--- begin EXERCISE INPUT ---

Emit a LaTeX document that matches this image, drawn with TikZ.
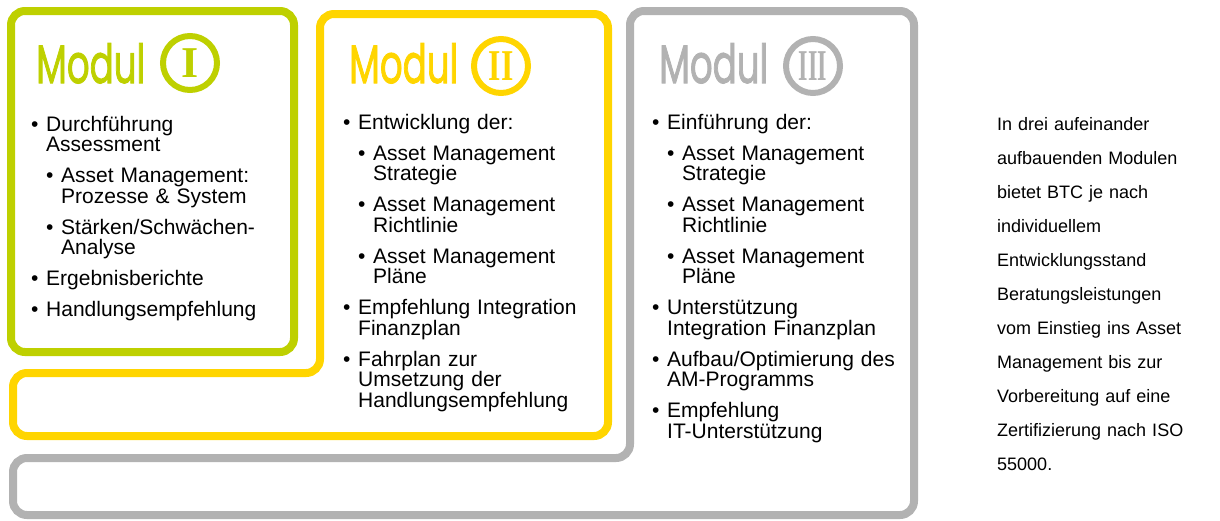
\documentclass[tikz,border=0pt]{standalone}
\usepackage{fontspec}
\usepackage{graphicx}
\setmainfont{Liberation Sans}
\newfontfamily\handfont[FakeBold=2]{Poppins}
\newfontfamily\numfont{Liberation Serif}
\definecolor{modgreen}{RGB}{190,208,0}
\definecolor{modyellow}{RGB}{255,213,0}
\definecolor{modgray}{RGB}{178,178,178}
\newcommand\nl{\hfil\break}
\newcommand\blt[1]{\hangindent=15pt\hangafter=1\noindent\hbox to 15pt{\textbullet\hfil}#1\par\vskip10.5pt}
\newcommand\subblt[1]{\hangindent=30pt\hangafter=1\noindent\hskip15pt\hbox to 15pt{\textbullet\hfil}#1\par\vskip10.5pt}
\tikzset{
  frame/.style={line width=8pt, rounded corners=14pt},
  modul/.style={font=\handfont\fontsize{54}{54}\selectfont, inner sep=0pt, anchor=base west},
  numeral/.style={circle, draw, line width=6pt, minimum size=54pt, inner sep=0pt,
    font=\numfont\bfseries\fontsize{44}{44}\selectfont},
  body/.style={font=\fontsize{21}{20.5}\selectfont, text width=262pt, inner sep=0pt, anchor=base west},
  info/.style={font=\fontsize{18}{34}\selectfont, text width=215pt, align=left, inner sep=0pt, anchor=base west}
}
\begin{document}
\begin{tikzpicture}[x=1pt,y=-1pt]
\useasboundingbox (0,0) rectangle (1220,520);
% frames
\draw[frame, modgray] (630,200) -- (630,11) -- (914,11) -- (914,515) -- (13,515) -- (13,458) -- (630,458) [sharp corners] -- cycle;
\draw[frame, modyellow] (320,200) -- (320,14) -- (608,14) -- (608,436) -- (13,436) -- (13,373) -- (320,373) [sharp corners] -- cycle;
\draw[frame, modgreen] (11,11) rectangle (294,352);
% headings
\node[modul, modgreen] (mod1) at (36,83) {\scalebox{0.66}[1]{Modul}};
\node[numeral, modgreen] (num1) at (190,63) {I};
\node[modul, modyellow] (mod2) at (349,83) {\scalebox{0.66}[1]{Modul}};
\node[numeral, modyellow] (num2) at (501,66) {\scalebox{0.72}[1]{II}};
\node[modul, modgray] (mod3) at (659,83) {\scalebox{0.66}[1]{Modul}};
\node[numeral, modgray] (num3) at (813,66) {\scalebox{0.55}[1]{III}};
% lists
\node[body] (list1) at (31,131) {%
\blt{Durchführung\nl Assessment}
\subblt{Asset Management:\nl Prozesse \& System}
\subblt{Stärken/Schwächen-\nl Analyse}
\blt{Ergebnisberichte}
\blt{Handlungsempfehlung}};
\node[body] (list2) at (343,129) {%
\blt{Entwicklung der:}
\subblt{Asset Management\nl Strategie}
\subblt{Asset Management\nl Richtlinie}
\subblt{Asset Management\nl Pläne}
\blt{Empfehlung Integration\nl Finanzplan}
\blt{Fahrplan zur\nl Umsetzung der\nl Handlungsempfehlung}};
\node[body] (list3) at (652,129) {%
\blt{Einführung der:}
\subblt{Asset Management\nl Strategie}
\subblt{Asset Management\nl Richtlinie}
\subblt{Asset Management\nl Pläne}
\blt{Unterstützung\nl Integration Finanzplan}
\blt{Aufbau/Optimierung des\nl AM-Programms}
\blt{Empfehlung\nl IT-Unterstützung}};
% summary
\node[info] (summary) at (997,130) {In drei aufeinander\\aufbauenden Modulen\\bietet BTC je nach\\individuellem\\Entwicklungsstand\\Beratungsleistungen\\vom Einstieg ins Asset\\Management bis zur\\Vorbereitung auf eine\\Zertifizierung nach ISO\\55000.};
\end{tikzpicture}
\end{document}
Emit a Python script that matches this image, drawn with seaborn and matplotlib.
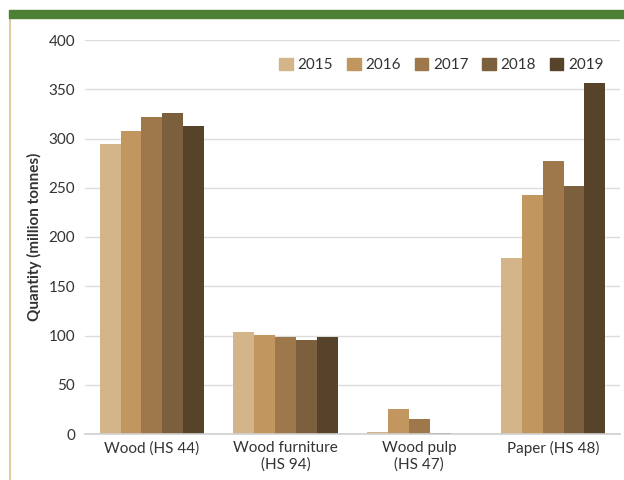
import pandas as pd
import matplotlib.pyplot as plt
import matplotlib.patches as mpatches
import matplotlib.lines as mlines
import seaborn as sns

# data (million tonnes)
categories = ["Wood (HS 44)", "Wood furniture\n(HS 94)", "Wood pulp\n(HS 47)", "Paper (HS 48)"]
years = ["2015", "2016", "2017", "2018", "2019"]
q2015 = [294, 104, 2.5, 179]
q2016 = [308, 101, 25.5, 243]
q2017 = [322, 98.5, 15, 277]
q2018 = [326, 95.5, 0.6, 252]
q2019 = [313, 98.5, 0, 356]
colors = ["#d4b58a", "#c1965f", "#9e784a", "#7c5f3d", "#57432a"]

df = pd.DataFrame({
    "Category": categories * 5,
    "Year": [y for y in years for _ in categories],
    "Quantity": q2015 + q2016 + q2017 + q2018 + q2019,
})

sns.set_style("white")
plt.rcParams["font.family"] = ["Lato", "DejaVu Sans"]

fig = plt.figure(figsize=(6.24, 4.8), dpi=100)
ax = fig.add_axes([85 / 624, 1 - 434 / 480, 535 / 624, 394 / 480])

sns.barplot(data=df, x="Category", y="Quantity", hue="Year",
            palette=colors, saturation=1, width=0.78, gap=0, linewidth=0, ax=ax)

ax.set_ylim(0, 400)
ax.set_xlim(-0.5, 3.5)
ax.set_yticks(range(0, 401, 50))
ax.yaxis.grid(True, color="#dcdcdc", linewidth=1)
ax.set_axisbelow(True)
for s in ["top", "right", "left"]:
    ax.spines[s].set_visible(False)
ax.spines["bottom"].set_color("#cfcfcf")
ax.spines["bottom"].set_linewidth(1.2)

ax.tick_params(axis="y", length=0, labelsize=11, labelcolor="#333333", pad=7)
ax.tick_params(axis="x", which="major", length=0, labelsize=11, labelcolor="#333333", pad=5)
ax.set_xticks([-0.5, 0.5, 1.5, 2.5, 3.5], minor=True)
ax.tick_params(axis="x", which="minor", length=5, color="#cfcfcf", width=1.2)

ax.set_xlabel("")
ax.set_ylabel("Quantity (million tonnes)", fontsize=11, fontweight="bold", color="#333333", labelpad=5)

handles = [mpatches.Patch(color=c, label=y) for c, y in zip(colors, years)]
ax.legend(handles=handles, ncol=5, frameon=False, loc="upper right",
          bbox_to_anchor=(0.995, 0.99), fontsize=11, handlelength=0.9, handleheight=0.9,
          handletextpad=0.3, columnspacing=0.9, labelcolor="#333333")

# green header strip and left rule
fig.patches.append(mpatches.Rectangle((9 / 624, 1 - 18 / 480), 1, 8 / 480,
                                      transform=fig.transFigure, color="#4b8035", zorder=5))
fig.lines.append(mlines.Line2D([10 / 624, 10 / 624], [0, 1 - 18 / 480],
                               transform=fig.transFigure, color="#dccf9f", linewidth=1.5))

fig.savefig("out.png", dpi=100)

--- end EXERCISE INPUT ---

| WHAT YOU HAVE TO DO |
Write the records out once more, exactly as they appear, with no pictures.

| ANSWER TO THE TASK |
Emit a LaTeX document that matches this image, drawn with TikZ.
\documentclass[tikz,border=0pt]{standalone}
\usepackage{fontspec}
\usepackage{graphicx}
\setmainfont{Liberation Sans}
\newfontfamily\handfont[FakeBold=2]{Poppins}
\newfontfamily\numfont{Liberation Serif}
\definecolor{modgreen}{RGB}{190,208,0}
\definecolor{modyellow}{RGB}{255,213,0}
\definecolor{modgray}{RGB}{178,178,178}
\newcommand\nl{\hfil\break}
\newcommand\blt[1]{\hangindent=15pt\hangafter=1\noindent\hbox to 15pt{\textbullet\hfil}#1\par\vskip10.5pt}
\newcommand\subblt[1]{\hangindent=30pt\hangafter=1\noindent\hskip15pt\hbox to 15pt{\textbullet\hfil}#1\par\vskip10.5pt}
\tikzset{
  frame/.style={line width=8pt, rounded corners=14pt},
  modul/.style={font=\handfont\fontsize{54}{54}\selectfont, inner sep=0pt, anchor=base west},
  numeral/.style={circle, draw, line width=6pt, minimum size=54pt, inner sep=0pt,
    font=\numfont\bfseries\fontsize{44}{44}\selectfont},
  body/.style={font=\fontsize{21}{20.5}\selectfont, text width=262pt, inner sep=0pt, anchor=base west},
  info/.style={font=\fontsize{18}{34}\selectfont, text width=215pt, align=left, inner sep=0pt, anchor=base west}
}
\begin{document}
\begin{tikzpicture}[x=1pt,y=-1pt]
\useasboundingbox (0,0) rectangle (1220,520);
% frames
\draw[frame, modgray] (630,200) -- (630,11) -- (914,11) -- (914,515) -- (13,515) -- (13,458) -- (630,458) [sharp corners] -- cycle;
\draw[frame, modyellow] (320,200) -- (320,14) -- (608,14) -- (608,436) -- (13,436) -- (13,373) -- (320,373) [sharp corners] -- cycle;
\draw[frame, modgreen] (11,11) rectangle (294,352);
% headings
\node[modul, modgreen] (mod1) at (36,83) {\scalebox{0.66}[1]{Modul}};
\node[numeral, modgreen] (num1) at (190,63) {I};
\node[modul, modyellow] (mod2) at (349,83) {\scalebox{0.66}[1]{Modul}};
\node[numeral, modyellow] (num2) at (501,66) {\scalebox{0.72}[1]{II}};
\node[modul, modgray] (mod3) at (659,83) {\scalebox{0.66}[1]{Modul}};
\node[numeral, modgray] (num3) at (813,66) {\scalebox{0.55}[1]{III}};
% lists
\node[body] (list1) at (31,131) {%
\blt{Durchführung\nl Assessment}
\subblt{Asset Management:\nl Prozesse \& System}
\subblt{Stärken/Schwächen-\nl Analyse}
\blt{Ergebnisberichte}
\blt{Handlungsempfehlung}};
\node[body] (list2) at (343,129) {%
\blt{Entwicklung der:}
\subblt{Asset Management\nl Strategie}
\subblt{Asset Management\nl Richtlinie}
\subblt{Asset Management\nl Pläne}
\blt{Empfehlung Integration\nl Finanzplan}
\blt{Fahrplan zur\nl Umsetzung der\nl Handlungsempfehlung}};
\node[body] (list3) at (652,129) {%
\blt{Einführung der:}
\subblt{Asset Management\nl Strategie}
\subblt{Asset Management\nl Richtlinie}
\subblt{Asset Management\nl Pläne}
\blt{Unterstützung\nl Integration Finanzplan}
\blt{Aufbau/Optimierung des\nl AM-Programms}
\blt{Empfehlung\nl IT-Unterstützung}};
% summary
\node[info] (summary) at (997,130) {In drei aufeinander\\aufbauenden Modulen\\bietet BTC je nach\\individuellem\\Entwicklungsstand\\Beratungsleistungen\\vom Einstieg ins Asset\\Management bis zur\\Vorbereitung auf eine\\Zertifizierung nach ISO\\55000.};
\end{tikzpicture}
\end{document}
Emit a Python script that matches this image, drawn with seaborn and matplotlib.
import pandas as pd
import matplotlib.pyplot as plt
import matplotlib.patches as mpatches
import matplotlib.lines as mlines
import seaborn as sns

# data (million tonnes)
categories = ["Wood (HS 44)", "Wood furniture\n(HS 94)", "Wood pulp\n(HS 47)", "Paper (HS 48)"]
years = ["2015", "2016", "2017", "2018", "2019"]
q2015 = [294, 104, 2.5, 179]
q2016 = [308, 101, 25.5, 243]
q2017 = [322, 98.5, 15, 277]
q2018 = [326, 95.5, 0.6, 252]
q2019 = [313, 98.5, 0, 356]
colors = ["#d4b58a", "#c1965f", "#9e784a", "#7c5f3d", "#57432a"]

df = pd.DataFrame({
    "Category": categories * 5,
    "Year": [y for y in years for _ in categories],
    "Quantity": q2015 + q2016 + q2017 + q2018 + q2019,
})

sns.set_style("white")
plt.rcParams["font.family"] = ["Lato", "DejaVu Sans"]

fig = plt.figure(figsize=(6.24, 4.8), dpi=100)
ax = fig.add_axes([85 / 624, 1 - 434 / 480, 535 / 624, 394 / 480])

sns.barplot(data=df, x="Category", y="Quantity", hue="Year",
            palette=colors, saturation=1, width=0.78, gap=0, linewidth=0, ax=ax)

ax.set_ylim(0, 400)
ax.set_xlim(-0.5, 3.5)
ax.set_yticks(range(0, 401, 50))
ax.yaxis.grid(True, color="#dcdcdc", linewidth=1)
ax.set_axisbelow(True)
for s in ["top", "right", "left"]:
    ax.spines[s].set_visible(False)
ax.spines["bottom"].set_color("#cfcfcf")
ax.spines["bottom"].set_linewidth(1.2)

ax.tick_params(axis="y", length=0, labelsize=11, labelcolor="#333333", pad=7)
ax.tick_params(axis="x", which="major", length=0, labelsize=11, labelcolor="#333333", pad=5)
ax.set_xticks([-0.5, 0.5, 1.5, 2.5, 3.5], minor=True)
ax.tick_params(axis="x", which="minor", length=5, color="#cfcfcf", width=1.2)

ax.set_xlabel("")
ax.set_ylabel("Quantity (million tonnes)", fontsize=11, fontweight="bold", color="#333333", labelpad=5)

handles = [mpatches.Patch(color=c, label=y) for c, y in zip(colors, years)]
ax.legend(handles=handles, ncol=5, frameon=False, loc="upper right",
          bbox_to_anchor=(0.995, 0.99), fontsize=11, handlelength=0.9, handleheight=0.9,
          handletextpad=0.3, columnspacing=0.9, labelcolor="#333333")

# green header strip and left rule
fig.patches.append(mpatches.Rectangle((9 / 624, 1 - 18 / 480), 1, 8 / 480,
                                      transform=fig.transFigure, color="#4b8035", zorder=5))
fig.lines.append(mlines.Line2D([10 / 624, 10 / 624], [0, 1 - 18 / 480],
                               transform=fig.transFigure, color="#dccf9f", linewidth=1.5))

fig.savefig("out.png", dpi=100)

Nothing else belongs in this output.